Given task: Omit the pictures and output exactly the lines from the start of the entries through the line containing "import * as echarts from 'echarts';".

[Rows from a dataset of charts and code]
**********
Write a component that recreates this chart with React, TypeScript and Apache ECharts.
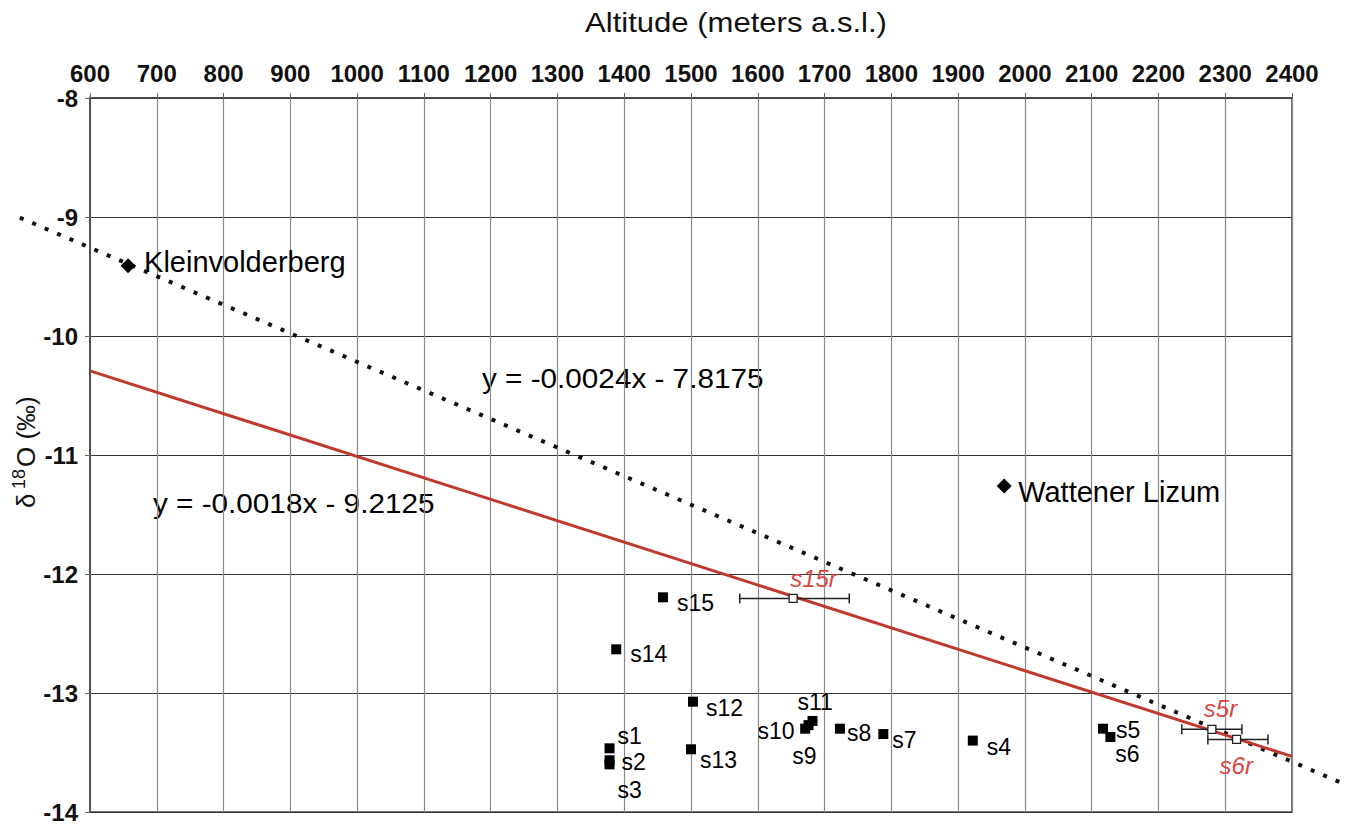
import React, { useEffect, useRef } from 'react';
import * as echarts from 'echarts';

// ---- data ----
const sampleNames = ['s1', 's2', 's3', 's4', 's5', 's6', 's7', 's8', 's9', 's10', 's11', 's12', 's13', 's14', 's15'];
const sampleAltitude = [1378, 1378, 1378, 1922, 2117, 2128, 1788, 1723, 1671, 1676, 1682, 1503, 1500, 1388, 1458];
const sampleD18O = [-13.465, -13.565, -13.6, -13.4, -13.3, -13.37, -13.345, -13.3, -13.3, -13.27, -13.235, -13.073, -13.473, -12.633, -12.196];

const refNames = ['Kleinvolderberg', 'Wattener Lizum'];
const refAltitude = [657, 1969];
const refD18O = [-9.41, -11.26];

const corrNames = ['s15r', 's5r', 's6r'];
const corrAltitude = [1653, 2280, 2317];
const corrD18O = [-12.205, -13.305, -13.39];
const corrAltMin = [1573, 2235, 2274];
const corrAltMax = [1737, 2325, 2364];

const fitDottedLine = [[495, -9.0055], [2472, -13.7503]];
const fitRedLine = [[600, -10.2925], [2400, -13.5325]];

const eqDotted = 'y = -0.0024x - 7.8175';
const eqRed = 'y = -0.0018x - 9.2125';
const xTitle = 'Altitude (meters a.s.l.)';
const yTitleParts = ['δ', '18', 'O (‰)'];

// ---- label styling (pixel offsets of labels from their marks) ----
const sampleLabelStyle: Record<string, { dx: number; dy: number; align?: string }> = {
  s1: { dx: 8, dy: -12 },
  s2: { dx: 12, dy: 2 },
  s3: { dx: 8, dy: 26 },
  s4: { dx: 14, dy: 6 },
  s5: { dx: 13, dy: 1 },
  s6: { dx: 5, dy: 17 },
  s7: { dx: 9, dy: 6 },
  s8: { dx: 7, dy: 4 },
  s9: { dx: -13, dy: 27 },
  s10: { dx: -14, dy: 6, align: 'right' },
  s11: { dx: -15, dy: -19 },
  s12: { dx: 13, dy: 6 },
  s13: { dx: 9, dy: 11 },
  s14: { dx: 14, dy: 5 },
  s15: { dx: 14, dy: 6 },
};
const refLabelStyle: Record<string, { dx: number; dy: number }> = {
  Kleinvolderberg: { dx: 16, dy: -4 },
  'Wattener Lizum': { dx: 14, dy: 6 },
};
const corrLabelStyle: Record<string, { dx: number; dy: number }> = {
  s15r: { dx: -3, dy: -20 },
  s5r: { dx: -8, dy: -21 },
  s6r: { dx: -17, dy: 26 },
};

const FONT = 'Liberation Sans, Arial, Helvetica, sans-serif';

export default function App() {
  const ref = useRef<HTMLDivElement>(null);
  useEffect(() => {
    if (!ref.current) return;
    const chart = echarts.init(ref.current, undefined, { renderer: 'svg' });

    const sampleData = sampleNames.map((n, i) => {
      const s = sampleLabelStyle[n];
      return {
        name: n,
        value: [sampleAltitude[i], sampleD18O[i]],
        label: {
          show: true,
          position: 'inside',
          align: s.align || 'left',
          verticalAlign: 'middle',
          offset: [s.dx, s.dy],
          formatter: n,
          fontSize: 23,
          lineHeight: 20,
          fontFamily: FONT,
          color: '#000',
        },
      };
    });

    const refData = refNames.map((n, i) => {
      const s = refLabelStyle[n];
      return {
        name: n,
        value: [refAltitude[i], refD18O[i]],
        label: {
          show: true,
          position: 'inside',
          align: 'left',
          verticalAlign: 'middle',
          offset: [s.dx, s.dy],
          formatter: n,
          fontSize: 29,
          fontFamily: FONT,
          color: '#000',
        },
      };
    });

    const corrData = corrNames.map((n, i) => [corrAltitude[i], corrD18O[i], corrAltMin[i], corrAltMax[i]]);
    const dottedData = [[fitDottedLine[0][0], fitDottedLine[0][1], fitDottedLine[1][0], fitDottedLine[1][1]]];

    const option: any = {
      animation: false,
      backgroundColor: '#fff',
      grid: {
        left: 90, top: 98, width: 1202, height: 714,
        outerBoundsMode: 'none', containLabel: false,
        show: true, borderColor: '#444', borderWidth: 1.5,
      },
      xAxis: {
        type: 'value',
        position: 'top',
        min: 600,
        max: 2400,
        interval: 100,
        axisLine: { show: true, lineStyle: { color: '#444', width: 1.5 } },
        axisTick: { show: true, length: 5, inside: false, lineStyle: { color: '#666' } },
        axisLabel: { fontSize: 24, fontWeight: 'bold', color: '#111', fontFamily: FONT, margin: 13, formatter: (v: number) => String(v) },
        splitLine: { show: true, lineStyle: { color: '#8a8a8a', width: 1.2 } },
      },
      yAxis: {
        type: 'value',
        min: -14,
        max: -8,
        interval: 1,
        axisLine: { show: true, lineStyle: { color: '#444', width: 1.5 } },
        axisTick: { show: true, length: 5, lineStyle: { color: '#666' } },
        axisLabel: { fontSize: 24, fontWeight: 'bold', color: '#111', fontFamily: FONT, margin: 12, formatter: (v: number) => String(v) },
        splitLine: { show: true, lineStyle: { color: '#333', width: 1.2 } },
      },
      graphic: [
        {
          type: 'text',
          x: 736,
          y: 23,
          scaleX: 1.15,
          style: { text: xTitle, fontSize: 27, fontFamily: FONT, fill: '#111', align: 'center', verticalAlign: 'middle' },
        },
        {
          type: 'group',
          x: 26,
          y: 452,
          rotation: Math.PI / 2,
          children: [
            { type: 'text', x: -56, y: 0, style: { text: yTitleParts[0], fontSize: 26, fontFamily: FONT, fill: '#111', align: 'left', verticalAlign: 'middle' } },
            { type: 'text', x: -37, y: -7, style: { text: yTitleParts[1], fontSize: 18, fontFamily: FONT, fill: '#111', align: 'left', verticalAlign: 'middle' } },
            { type: 'text', x: -15, y: 0, style: { text: yTitleParts[2], fontSize: 26, fontFamily: FONT, fill: '#111', align: 'left', verticalAlign: 'middle' } },
          ],
        },
        {
          type: 'text',
          x: 482,
          y: 378,
          scaleX: 1.1,
          style: { text: eqDotted, fontSize: 27, fontFamily: FONT, fill: '#000', align: 'left', verticalAlign: 'middle' },
        },
        {
          type: 'text',
          x: 153,
          y: 503,
          scaleX: 1.1,
          style: { text: eqRed, fontSize: 27, fontFamily: FONT, fill: '#000', align: 'left', verticalAlign: 'middle' },
        },
      ],
      series: [
        {
          type: 'custom',
          data: dottedData,
          clip: false,
          z: 3,
          renderItem: (params: any, api: any) => {
            const a = api.coord([api.value(0), api.value(1)]);
            const b = api.coord([api.value(2), api.value(3)]);
            return {
              type: 'line',
              shape: { x1: a[0], y1: a[1], x2: b[0], y2: b[1] },
              style: { stroke: '#111', lineWidth: 4, lineDash: [4, 9.5], fill: null },
            };
          },
        },
        {
          type: 'line',
          data: fitRedLine,
          symbol: 'none',
          lineStyle: { color: '#c0392f', width: 3 },
          z: 4,
        },
        {
          type: 'custom',
          data: corrData,
          z: 5,
          renderItem: (params: any, api: any) => {
            const c = api.coord([api.value(0), api.value(1)]);
            const l = api.coord([api.value(2), api.value(1)]);
            const r = api.coord([api.value(3), api.value(1)]);
            const cap = 5;
            const name = corrNames[params.dataIndex];
            const ls = corrLabelStyle[name];
            const st = { stroke: '#222', lineWidth: 1.5 };
            return {
              type: 'group',
              children: [
                { type: 'line', shape: { x1: l[0], y1: l[1], x2: r[0], y2: r[1] }, style: st },
                { type: 'line', shape: { x1: l[0], y1: l[1] - cap, x2: l[0], y2: l[1] + cap }, style: st },
                { type: 'line', shape: { x1: r[0], y1: r[1] - cap, x2: r[0], y2: r[1] + cap }, style: st },
                { type: 'rect', shape: { x: c[0] - 4, y: c[1] - 4, width: 8, height: 8 }, style: { fill: '#fff', stroke: '#222', lineWidth: 1.3 } },
                {
                  type: 'text',
                  x: c[0] + ls.dx,
                  y: c[1] + ls.dy,
                  style: { text: name, fontSize: 24, fontStyle: 'italic', fontFamily: FONT, fill: '#d9483f', align: 'left', verticalAlign: 'middle' },
                },
              ],
            };
          },
        },
        {
          type: 'scatter',
          data: sampleData,
          symbol: 'rect',
          symbolSize: 10,
          itemStyle: { color: '#000', opacity: 1 },
          z: 6,
        },
        {
          type: 'scatter',
          data: refData,
          symbol: 'diamond',
          symbolSize: 15,
          itemStyle: { color: '#000', opacity: 1 },
          z: 6,
        },
      ],
    };
    chart.setOption(option);
    return () => chart.dispose();
  }, []);
  return <div ref={ref} style={{ position: 'fixed', left: 0, top: 0, width: 1347, height: 830, background: '#fff' }} />;
}
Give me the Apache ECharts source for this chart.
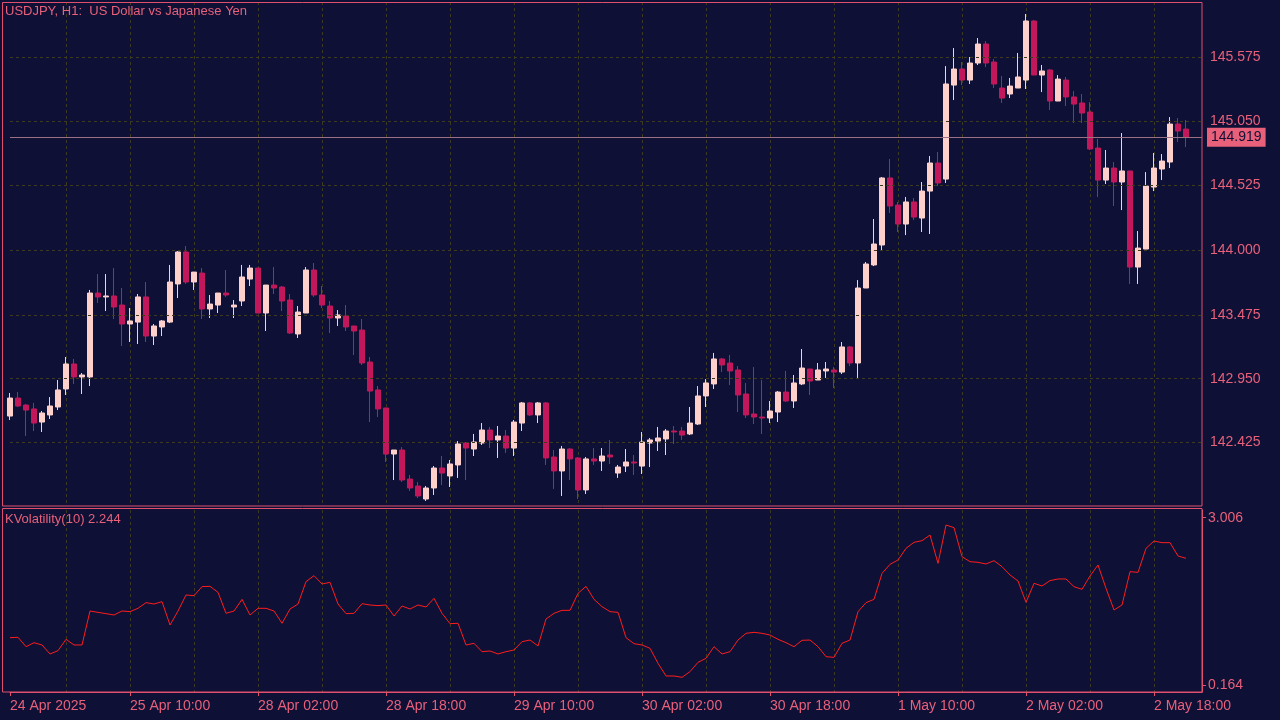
<!DOCTYPE html>
<html><head><meta charset="utf-8">
<script src="https://cdn.jsdelivr.net/npm/echarts@6/dist/echarts.min.js"></script>
<style>html,body{margin:0;padding:0;background:#0e1036;}#c{width:1280px;height:720px;}</style>
</head><body><div id="c"></div>
<script>
const tickLabels = ["24 Apr 2025","25 Apr 10:00","28 Apr 02:00","28 Apr 18:00","29 Apr 10:00","30 Apr 02:00","30 Apr 18:00","1 May 10:00","2 May 02:00","2 May 18:00"];
const priceLevels = [142.425,142.950,143.475,144.000,144.525,145.050,145.575];
const lastPrice = 144.919;
const volTicks = [0.164, 3.006];
const opens = [142.645,142.792,142.735,142.703,142.596,142.654,142.719,142.866,143.070,142.964,
142.964,143.649,143.617,143.625,143.551,143.396,143.412,143.617,143.298,143.372,
143.412,143.723,143.984,143.739,143.812,143.519,143.551,143.649,143.535,143.584,
143.763,143.853,143.486,143.714,143.698,143.592,143.315,143.486,143.837,143.633,
143.543,143.445,143.461,143.380,143.347,143.086,142.858,142.711,142.335,142.368,
142.131,142.074,141.968,142.058,142.221,142.156,142.246,142.425,142.376,142.425,
142.531,142.450,142.482,142.384,142.588,142.752,142.654,142.752,142.311,142.197,
142.376,142.303,142.042,142.295,142.278,142.327,142.180,142.237,142.270,142.237,
142.425,142.441,142.458,142.523,142.523,142.499,142.580,142.809,142.907,143.111,
143.078,143.021,142.825,142.662,142.637,142.629,142.678,142.841,142.768,142.907,
143.029,142.939,143.013,143.021,143.004,143.209,143.078,143.690,143.878,144.041,
144.588,144.367,144.212,144.392,144.261,144.481,144.710,144.579,145.346,145.477,
145.387,145.526,145.681,145.534,145.322,145.273,145.322,145.387,145.869,145.428,
145.469,145.216,145.387,145.249,145.200,145.126,144.832,144.571,144.669,144.555,
144.645,143.861,144.008,144.514,144.661,144.718,145.028,144.987];
const closes = [142.792,142.727,142.694,142.588,142.670,142.727,142.858,143.070,142.964,142.980,
143.649,143.617,143.625,143.535,143.396,143.421,143.617,143.298,143.380,143.421,
143.739,143.984,143.739,143.820,143.519,143.559,143.649,143.633,143.551,143.780,
143.853,143.486,143.714,143.690,143.584,143.323,143.494,143.837,143.633,143.551,
143.445,143.470,143.372,143.339,143.078,142.849,142.703,142.335,142.368,142.123,
142.058,141.993,142.058,142.221,142.180,142.254,142.417,142.384,142.433,142.531,
142.450,142.482,142.384,142.596,142.752,142.654,142.752,142.303,142.197,142.376,
142.295,142.042,142.295,142.278,142.319,142.311,142.229,142.270,142.262,142.433,
142.450,142.466,142.523,142.515,142.490,142.588,142.809,142.915,143.111,143.062,
143.013,142.817,142.654,142.637,142.629,142.686,142.841,142.768,142.915,143.037,
142.931,143.021,143.029,143.004,143.209,143.078,143.690,143.886,144.049,144.588,
144.359,144.212,144.392,144.269,144.481,144.710,144.547,145.355,145.477,145.387,
145.526,145.681,145.526,145.355,145.240,145.338,145.412,145.869,145.428,145.461,
145.216,145.395,145.249,145.191,145.118,144.824,144.571,144.669,144.555,144.645,
143.861,144.016,144.522,144.669,144.726,145.028,144.971,144.919];
const lows = [142.613,142.719,142.482,142.523,142.515,142.621,142.694,142.817,142.907,142.825,
142.890,143.568,143.502,143.437,143.217,143.249,143.233,143.249,143.225,143.298,
143.404,143.608,143.723,143.674,143.437,143.445,143.486,143.617,143.445,143.543,
143.706,143.486,143.339,143.641,143.502,143.315,143.282,143.486,143.617,143.527,
143.323,143.380,143.339,143.143,143.062,142.596,142.637,142.270,142.123,142.107,
142.034,141.976,141.952,142.001,142.082,142.066,142.140,142.123,142.319,142.409,
142.384,142.303,142.344,142.319,142.523,142.645,142.588,142.246,142.050,141.993,
142.123,141.968,142.009,142.246,142.197,142.254,142.140,142.188,142.164,142.172,
142.229,142.360,142.327,142.417,142.450,142.490,142.572,142.719,142.866,143.004,
142.898,142.678,142.629,142.580,142.499,142.588,142.596,142.760,142.711,142.898,
142.817,142.939,142.956,142.874,142.988,143.053,142.956,143.690,143.869,144.000,
144.302,144.147,144.122,144.245,144.147,144.131,144.522,144.547,145.224,145.346,
145.355,145.510,145.493,145.322,145.200,145.240,145.322,145.314,145.428,145.289,
145.142,145.216,145.175,145.036,145.036,144.816,144.433,144.539,144.359,144.326,
143.723,143.723,144.008,144.481,144.571,144.669,144.881,144.840];
const highs = [142.833,142.841,142.743,142.752,142.686,142.800,142.939,143.127,143.111,142.996,
143.674,143.804,143.804,143.853,143.690,143.527,143.641,143.739,143.396,143.429,
143.878,143.992,144.033,143.820,143.853,143.633,143.649,143.837,143.592,143.878,
143.878,143.853,143.714,143.861,143.706,143.641,143.543,143.861,143.894,143.706,
143.584,143.510,143.551,143.380,143.437,143.127,142.890,142.711,142.368,142.392,
142.164,142.107,142.074,142.237,142.319,142.286,142.441,142.433,142.499,142.588,
142.556,142.564,142.531,142.613,142.760,142.760,142.760,142.760,142.368,142.401,
142.384,142.311,142.311,142.384,142.384,142.450,142.246,142.376,142.327,142.515,
142.466,142.556,142.539,142.564,142.556,142.719,142.890,142.947,143.160,143.119,
143.143,143.053,142.915,143.045,142.939,142.768,142.849,143.013,142.980,143.192,
143.029,143.078,143.086,143.045,143.249,143.217,143.755,143.902,144.253,144.596,
144.743,144.392,144.433,144.424,144.555,144.767,144.800,145.501,145.648,145.534,
145.575,145.730,145.705,145.559,145.420,145.404,145.608,145.926,145.877,145.510,
145.477,145.428,145.412,145.297,145.273,145.208,144.906,144.816,144.718,144.955,
144.645,144.155,144.636,144.792,144.783,145.085,145.077,145.061];
const volatility = [0.968,0.974,0.815,0.883,0.844,0.691,0.747,0.940,0.844,0.844,
1.421,1.398,1.376,1.353,1.421,1.410,1.467,1.563,1.540,1.580,
1.183,1.421,1.693,1.682,1.835,1.840,1.738,1.382,1.421,1.619,
1.353,1.467,1.467,1.421,1.212,1.455,1.540,1.920,2.022,1.880,
1.908,1.540,1.376,1.382,1.546,1.523,1.512,1.523,1.336,1.506,
1.455,1.523,1.489,1.636,1.382,1.206,1.212,0.844,0.872,0.730,
0.742,0.691,0.730,0.759,0.900,0.928,0.827,1.285,1.382,1.432,
1.432,1.721,1.840,1.619,1.495,1.410,1.398,0.968,0.866,0.844,
0.787,0.532,0.317,0.317,0.294,0.391,0.549,0.617,0.815,0.691,
0.730,0.928,1.042,1.059,1.042,1.013,0.940,0.883,0.815,0.923,
0.928,0.815,0.645,0.634,0.872,0.928,1.410,1.563,1.619,2.061,
2.214,2.288,2.486,2.588,2.616,2.712,2.231,2.882,2.837,2.344,
2.259,2.248,2.220,2.276,2.174,2.033,1.931,1.568,1.891,1.846,
1.937,1.965,1.965,1.835,1.789,2.016,2.203,1.806,1.438,1.523,
2.089,2.078,2.486,2.610,2.582,2.582,2.356,2.316];

const N = opens.length + 2;
const cats = Array.from({length:N},(_,i)=>String(i));
const labelAt = {};
tickLabels.forEach((t,k)=>{ labelAt[k===0?0:16*k-1] = t; });
const candles = opens.map((o,i)=>[o,closes[i],lows[i],highs[i]]);
const PINK = '#e8607a', GRIDC = '#3d3a20', BORDER = '#e0506e';
const FONT = 'Liberation Sans';

const chart = echarts.init(document.getElementById('c'));
const xBase = (gi, showLabels) => ({
  type:'category', gridIndex:gi, data:cats, boundaryGap:false,
  axisLine:{show:showLabels, lineStyle:{color:BORDER}},
  axisTick:{show:showLabels, length:4, interval:(i)=>labelAt[i]!==undefined, lineStyle:{color:BORDER}},
  axisLabel:{show:showLabels, interval:(i)=>labelAt[i]!==undefined, formatter:(v,i)=>labelAt[i]||'',
    color:PINK, fontFamily:FONT, fontSize:14, align:'left', margin:7},
  splitLine:{show:true, interval:(i)=>i%8===7, lineStyle:{color:GRIDC, type:[3,3]}}
});
chart.setOption({
  backgroundColor:'#0e1036',
  animation:false,
  grid:[{left:10, top:2, width:1192, height:504},{left:10, top:510, width:1192, height:182}],
  xAxis:[xBase(0,false), xBase(1,true)],
  yAxis:[
    {type:'value', gridIndex:0, min:141.911, max:146.024, show:false, splitLine:{show:false}},
    {type:'value', gridIndex:1, min:0.045, max:3.137, position:'right',
     axisLine:{show:true, lineStyle:{color:BORDER}}, splitLine:{show:false},
     axisTick:{show:true, customValues:volTicks, length:4, lineStyle:{color:BORDER}},
     axisLabel:{customValues:volTicks, formatter:(v)=>v.toFixed(3), color:PINK, fontFamily:FONT, fontSize:14, margin:6}}
  ],
  graphic:[
    {type:'rect', shape:{x:2.5,y:2.5,width:1199.5,height:503.5}, style:{fill:'none', stroke:BORDER, lineWidth:1}, silent:true, z:10},
    {type:'rect', shape:{x:2.5,y:508.5,width:1199.5,height:183.5}, style:{fill:'none', stroke:BORDER, lineWidth:1}, silent:true, z:10},
    {type:'text', left:5, top:5, style:{text:'USDJPY, H1:  US Dollar vs Japanese Yen', fill:PINK, font:'13px '+FONT}, z:11},
    {type:'text', left:5, top:513, style:{text:'KVolatility(10) 2.244', fill:PINK, font:'13px '+FONT}, z:11}
  ],
  series:[
    {type:'candlestick', xAxisIndex:0, yAxisIndex:0, data:candles, barWidth:5, clip:false,
     itemStyle:{color:'#fdd0cb', color0:'#c2185b', borderColor:'#fdd0cb', borderColor0:'#c2185b', borderWidth:1},
     markLine:{silent:true, symbol:'none', animation:false,
       data:[
         ...priceLevels.map(v=>({yAxis:v, lineStyle:{color:GRIDC, type:[3,3], width:1},
           label:{show:true, position:'end', distance:8, formatter:v.toFixed(3), color:PINK, fontFamily:FONT, fontSize:14}})),
         {yAxis:lastPrice, lineStyle:{color:'#9a7082', type:'solid', width:1},
          label:{show:true, position:'end', distance:5, formatter:lastPrice.toFixed(3), color:'#0e1036',
            backgroundColor:'#e8607a', padding:[3,4,2,4], fontFamily:FONT, fontSize:14}}
       ]}
    },
    {type:'line', xAxisIndex:1, yAxisIndex:1, data:volatility, symbol:'none', showSymbol:false,
     lineStyle:{color:'#ff1c1c', width:1}}
  ]
});
</script></body></html>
**********
Written answer:
Write a component that recreates this chart with React, TypeScript and Apache ECharts.
import React, { useEffect, useRef } from 'react';
import * as echarts from 'echarts';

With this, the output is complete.